* **STATED PROBLEM**:
Exactly the lines from the one with "Emit a Python" through the one with "plt.rcParams['mathtext.it'] = 'Liberation", inclusive, are to be repeated, and the pictures are not.

* **Dataset records**:
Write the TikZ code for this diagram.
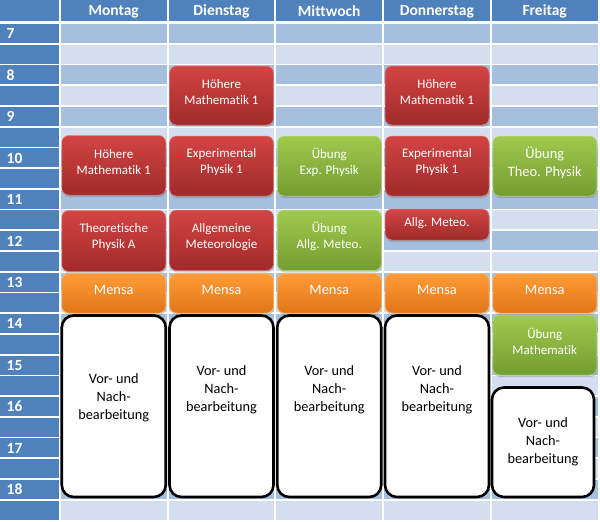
\documentclass[tikz,border=0pt]{standalone}
\usepackage{fontspec}
\setmainfont{Carlito}[Ligatures={NoCommon}]
\usetikzlibrary{shadows}
\definecolor{hdr}{HTML}{4F81BD}
\definecolor{rowdark}{HTML}{A7BFDE}
\definecolor{rowlight}{HTML}{D3DFEE}
\definecolor{redT}{HTML}{D34444}
\definecolor{redB}{HTML}{A02A2A}
\definecolor{grnT}{HTML}{9FCA4E}
\definecolor{grnB}{HTML}{739D31}
\definecolor{orgT}{HTML}{FF9C36}
\definecolor{orgB}{HTML}{E2751A}
\tikzset{
  evshadow/.style={drop shadow={shadow xshift=0.6pt, shadow yshift=-2pt, fill=black!60, opacity=0.3}},
  redev/.style={rounded corners=7pt, top color=redT, bottom color=redB, draw=redT!70!white, line width=0.5pt, evshadow},
  grnev/.style={rounded corners=7pt, top color=grnT, bottom color=grnB, draw=grnT!70!white, line width=0.5pt, evshadow},
  orgev/.style={rounded corners=7pt, top color=orgT, bottom color=orgB, draw=orgT!70!white, line width=0.5pt, evshadow},
  whiteev/.style={rounded corners=12pt, fill=white, draw=black, line width=2.6pt},
  evtxt/.style={text=white, align=center, inner sep=0pt, font=\fontsize{13}{16}\selectfont},
  bigtxt/.style={text=white, align=center, inner sep=0pt, font=\fontsize{14.4}{18}\selectfont},
  wtxt/.style={text=black, align=center, inner sep=0pt, font=\fontsize{14.3}{18}\selectfont},
  hdrtxt/.style={text=white, inner sep=0pt, font=\bfseries\fontsize{15.5}{18}\selectfont},
  hourtxt/.style={text=white, inner sep=0pt, anchor=west, font=\bfseries\fontsize{15.5}{18}\selectfont}
}
% #1 name, #2 column, #3 top, #4 bottom, #5 box style, #6 text style, #7 text, #8 text shift up
\newcommand{\evbox}[8]{%
  \path[#5] ({60.75+107.75*#2+1},-#3) rectangle ({60.75+107.75*#2+105},-#4);
  \node[#6] (#1) at ({60.75+107.75*#2+53},{-(#3+#4)/2+#8}) {#7};
}
\begin{document}
\begin{tikzpicture}[x=1pt,y=1pt]
\useasboundingbox (0,0) rectangle (600,-522);
\fill[white] (0,0) rectangle (600,-522);
% header
\fill[hdr] (0,0) rectangle (58.5,-20.5);
\foreach \i/\d in {0/Montag,1/Dienstag,2/Mittwoch,3/Donnerstag,4/Freitag}{
  \fill[hdr] ({60.75+107.75*\i},0) rectangle ({60.75+107.75*\i+105.75},-20.5);
  \node[hdrtxt] (h\i) at ({60.75+107.75*\i+52.9},-11.5) {\d};
}
% rows
\foreach \k in {0,2,...,22}{
  \fill[hdr] (0,{-(24+20.72*\k)}) rectangle (58.5,{-(24+20.72*\k+19)});
  \fill[rowdark] (60.75,{-(24+20.72*\k)}) rectangle (597.5,{-(24+20.72*\k+19)});
}
\foreach \k in {1,3,...,23}{
  \fill[hdr] (0,{-(24+20.72*\k)}) rectangle (58.5,{-(24+20.72*\k+19)});
  \fill[rowlight] (60.75,{-(24+20.72*\k)}) rectangle (597.5,{-(24+20.72*\k+19)});
}
\foreach \i in {1,2,3,4}{
  \fill[white] ({60.75+107.75*\i-2},-22) rectangle ({60.75+107.75*\i},-522);
}
% hours
\foreach \h in {7,...,18}{
  \node[hourtxt] (t\h) at (6.5,{-(24+41.44*(\h-7)+9.8)}) {\h};
}
% events
\evbox{diHM}{1}{66}{125}{redev}{evtxt}{Höhere\\Mathematik 1}{3}
\evbox{doHM}{3}{66}{125}{redev}{evtxt}{Höhere\\Mathematik 1}{3}
\evbox{moHM}{0}{135.5}{195}{redev}{evtxt}{Höhere\\Mathematik 1}{3.5}
\evbox{diEP}{1}{136}{196}{redev}{evtxt}{Experimental\\Physik 1}{3.5}
\evbox{miUE}{2}{136}{196}{grnev}{evtxt}{Übung\\Exp. Physik}{3.5}
\evbox{doEP}{3}{136}{196}{redev}{evtxt}{Experimental\\Physik 1}{3.5}
\evbox{frUT}{4}{136}{196}{grnev}{bigtxt}{Übung\\Theo. Physik}{3.5}
\evbox{moTP}{0}{210.5}{271.5}{redev}{evtxt}{Theoretische\\Physik A}{3.5}
\evbox{diAM}{1}{210}{270.5}{redev}{evtxt}{Allgemeine\\Meteorologie}{3.5}
\evbox{miUA}{2}{210}{270.5}{grnev}{evtxt}{Übung\\Allg. Meteo.}{3.5}
\evbox{doAM}{3}{209}{240}{redev}{evtxt}{Allg. Meteo.}{1}
\foreach \i in {0,1,2,3,4}{
  \evbox{me\i}{\i}{273.5}{313}{orgev}{bigtxt}{Mensa}{3}
}
\evbox{moVN}{0}{315.5}{497}{whiteev}{wtxt}{Vor- und\\Nach-\\bearbeitung}{8.5}
\evbox{diVN}{1}{315.5}{497}{whiteev}{wtxt}{Vor- und\\Nach-\\bearbeitung}{16.5}
\evbox{miVN}{2}{315.5}{497}{whiteev}{wtxt}{Vor- und\\Nach-\\bearbeitung}{16.5}
\evbox{doVN}{3}{315.5}{497}{whiteev}{wtxt}{Vor- und\\Nach-\\bearbeitung}{16.5}
\evbox{frUM}{4}{315}{375}{grnev}{evtxt}{Übung\\Mathematik}{3.5}
\path[whiteev] (492,-387.5) rectangle (594,-497);
\node[wtxt] (frVN) at (543,-442) {Vor- und\\Nach-\\bearbeitung};
\end{tikzpicture}
\end{document}
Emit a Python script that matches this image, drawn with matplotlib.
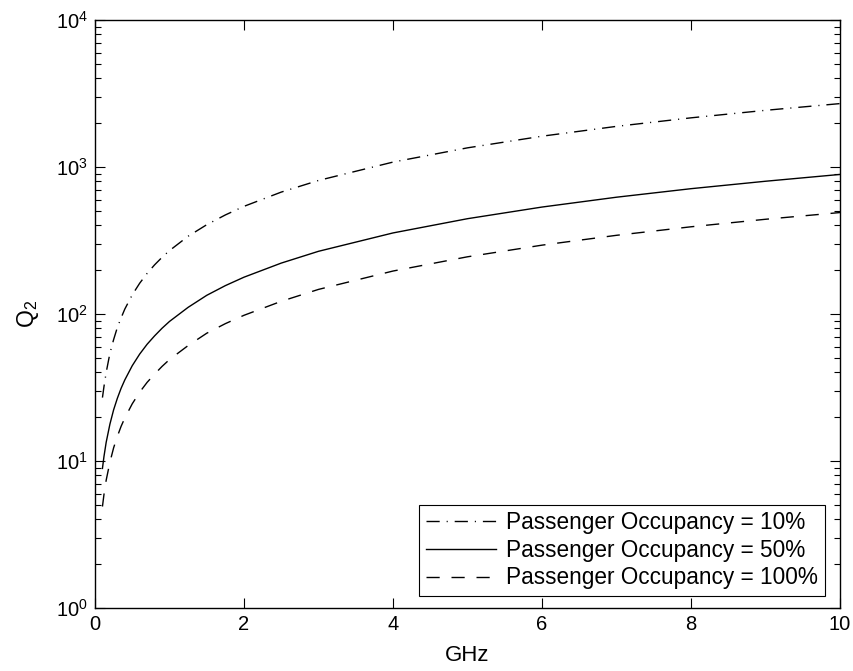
import matplotlib
matplotlib.use("Agg")
import matplotlib.pyplot as plt
from matplotlib.ticker import LogLocator, FixedLocator, NullFormatter

plt.rcParams['font.family'] = ['Liberation Sans', 'DejaVu Sans']
plt.rcParams['mathtext.fontset'] = 'custom'
plt.rcParams['mathtext.rm'] = 'Liberation Sans'
plt.rcParams['mathtext.it'] = 'Liberation Sans:italic'

# Frequency points (GHz)
freq_ghz = [0.1, 0.12, 0.15, 0.2, 0.25, 0.3, 0.35, 0.4, 0.5, 0.6, 0.7, 0.8,
            0.9, 1.0, 1.25, 1.5, 1.75, 2.0, 2.5, 3.0, 4.0, 5.0, 6.0, 7.0,
            8.0, 9.0, 10.0]
# Q2 values
q_10 = [27, 32, 40, 54, 67, 81, 94, 108, 135, 162, 189, 216,
        243, 270, 338, 405, 472, 540, 675, 810, 1080, 1350, 1620, 1890,
        2160, 2430, 2700]
q_50 = [8.9, 10.7, 13.4, 17.8, 22.3, 26.7, 31.2, 35.6, 44.5, 53.4, 62.3, 71,
        80, 89, 111, 134, 156, 178, 222, 267, 356, 445, 534, 623,
        712, 800, 890]
q_100 = [4.9, 5.9, 7.4, 9.8, 12.3, 14.7, 17.2, 19.6, 24.5, 29.4, 34.3, 39,
         44, 49, 61, 74, 86, 98, 122, 147, 196, 245, 294, 343,
         392, 441, 490]
labels = ['Passenger Occupancy = 10%', 'Passenger Occupancy = 50%',
          'Passenger Occupancy = 100%']
x_ticks = [0, 2, 4, 6, 8, 10]

fig = plt.figure(figsize=(8.54, 6.71), dpi=100)
ax = fig.add_axes([95/854, 1-608/671, (840-95)/854, (608-20)/671])

ax.plot(freq_ghz, q_10, color='black', lw=1.0, dashes=[9.5, 5, 0.8, 5], label=labels[0])
ax.plot(freq_ghz, q_50, color='black', lw=1.0, ls='-', label=labels[1])
ax.plot(freq_ghz, q_100, color='black', lw=1.0, dashes=[9.5, 8.5], label=labels[2])

ax.set_yscale('log')
ax.set_xlim(0, 10)
ax.set_ylim(1, 1e4)
ax.xaxis.set_major_locator(FixedLocator(x_ticks))
ax.yaxis.set_major_locator(LogLocator(base=10, numticks=10))
ax.yaxis.set_minor_locator(LogLocator(base=10, subs=range(2, 10), numticks=20))
ax.yaxis.set_minor_formatter(NullFormatter())

ax.tick_params(which='both', direction='in', top=True, right=True, labelsize=14.5,
               width=0.8)
ax.tick_params(which='major', length=7, pad=5)
ax.tick_params(which='minor', length=4)
for s in ax.spines.values():
    s.set_linewidth(1.0)

ax.set_xlabel('GHz', fontsize=16, labelpad=8)
ax.set_ylabel('Q$_2$', fontsize=16.5, labelpad=11)

leg = ax.legend(loc='lower right', bbox_to_anchor=(0.98, 0.02), fontsize=16.3,
                handlelength=3.1, fancybox=False, framealpha=1, edgecolor='black',
                borderaxespad=0.0, labelspacing=0.2, handletextpad=0.45,
                borderpad=0.3)
leg.get_frame().set_linewidth(0.8)

fig.savefig('out.png', dpi=100)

* **EXERCISE RESPONSE**:
Emit a Python script that matches this image, drawn with matplotlib.
import matplotlib
matplotlib.use("Agg")
import matplotlib.pyplot as plt
from matplotlib.ticker import LogLocator, FixedLocator, NullFormatter

plt.rcParams['font.family'] = ['Liberation Sans', 'DejaVu Sans']
plt.rcParams['mathtext.fontset'] = 'custom'
plt.rcParams['mathtext.rm'] = 'Liberation Sans'
plt.rcParams['mathtext.it'] = 'Liberation Sans:italic'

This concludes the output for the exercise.